From: Evan Leibovitch via Talk <talk@lists.gtalug.org>
On Tue, Apr 7, 2026 at 5:54 AM CAREY SCHUG via Talk <talk@lists.gtalug.org> wrote:
I'm guessing "faxing is a thing" because some law requires it and has not
been updated.
More likely internal policy than law.
My impression is that 1) FAX became custom. Part of that is convincing lawyers not to resist. Lawyers seem to accept security theatre when convenient. How many email footers say, in effect, "if you are not the intended recipient, stop reading, from the top of the page." Silly. They gave in on FAXes generations ago. 2) it is hard to come up with a generic, secure, entity-to-entity messaging system.

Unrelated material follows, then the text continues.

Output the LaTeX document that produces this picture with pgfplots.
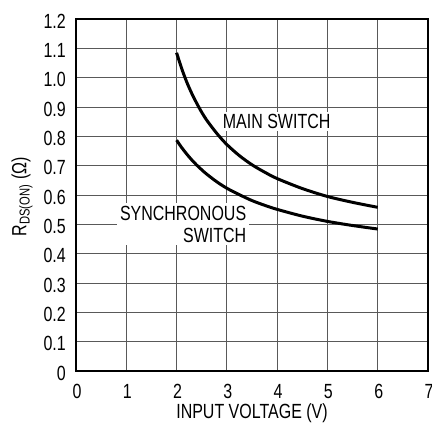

I know that when I talk to lawyers, I try to set up such a system but it costs time and money and frustration. Such systems tend to stumble on authentication. Cryptography is a solved problem (if you aren't scared of quantum attacks). Authentication can come down to an identity scheme. What one? How to verify? Does it make sense to the users? FAX uses phone numbers as identity (and blind trust). Maybe this is something Estonia has solved with its digital ID system. But you need to authenticate roles, not just individuals. I guess X.509 certs could do the job but they seem to complicated, unwieldy, and expensive for individuals.